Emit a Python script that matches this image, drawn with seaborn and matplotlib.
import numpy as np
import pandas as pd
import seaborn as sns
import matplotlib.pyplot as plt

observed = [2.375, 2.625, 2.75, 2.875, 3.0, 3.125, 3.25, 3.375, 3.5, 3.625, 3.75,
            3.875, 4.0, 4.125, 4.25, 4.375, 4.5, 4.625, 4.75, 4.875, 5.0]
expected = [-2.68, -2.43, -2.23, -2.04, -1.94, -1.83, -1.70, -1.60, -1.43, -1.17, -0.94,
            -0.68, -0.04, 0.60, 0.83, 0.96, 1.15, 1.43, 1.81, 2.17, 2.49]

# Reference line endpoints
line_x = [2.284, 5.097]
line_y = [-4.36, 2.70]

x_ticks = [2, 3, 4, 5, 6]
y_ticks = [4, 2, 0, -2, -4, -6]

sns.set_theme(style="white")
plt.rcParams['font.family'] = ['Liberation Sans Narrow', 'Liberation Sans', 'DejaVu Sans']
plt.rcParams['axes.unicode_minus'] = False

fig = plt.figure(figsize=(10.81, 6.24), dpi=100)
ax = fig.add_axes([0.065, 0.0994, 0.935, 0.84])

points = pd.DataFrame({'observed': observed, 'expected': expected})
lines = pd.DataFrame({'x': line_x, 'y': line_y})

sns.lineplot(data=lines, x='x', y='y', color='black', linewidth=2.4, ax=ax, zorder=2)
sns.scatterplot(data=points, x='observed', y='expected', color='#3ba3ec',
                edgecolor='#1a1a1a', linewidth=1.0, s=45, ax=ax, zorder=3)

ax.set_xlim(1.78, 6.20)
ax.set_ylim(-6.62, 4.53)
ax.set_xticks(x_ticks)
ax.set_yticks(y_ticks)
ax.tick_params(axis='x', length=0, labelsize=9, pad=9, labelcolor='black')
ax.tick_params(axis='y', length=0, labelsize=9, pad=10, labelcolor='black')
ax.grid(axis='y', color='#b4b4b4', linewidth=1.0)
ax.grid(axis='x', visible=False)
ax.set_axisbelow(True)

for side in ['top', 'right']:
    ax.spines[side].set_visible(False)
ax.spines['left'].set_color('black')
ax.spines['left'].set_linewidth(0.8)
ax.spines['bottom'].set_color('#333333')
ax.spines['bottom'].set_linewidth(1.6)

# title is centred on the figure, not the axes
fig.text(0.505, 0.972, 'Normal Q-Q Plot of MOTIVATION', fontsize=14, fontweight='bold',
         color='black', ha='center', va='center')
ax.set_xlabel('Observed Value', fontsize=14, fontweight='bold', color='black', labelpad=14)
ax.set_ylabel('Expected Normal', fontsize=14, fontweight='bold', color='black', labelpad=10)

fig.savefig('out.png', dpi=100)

**Problem statement:** Identify each line holding the string "matplotlib", and copy it out.

**Task result:**
Emit a Python script that matches this image, drawn with seaborn and matplotlib.
import matplotlib.pyplot as plt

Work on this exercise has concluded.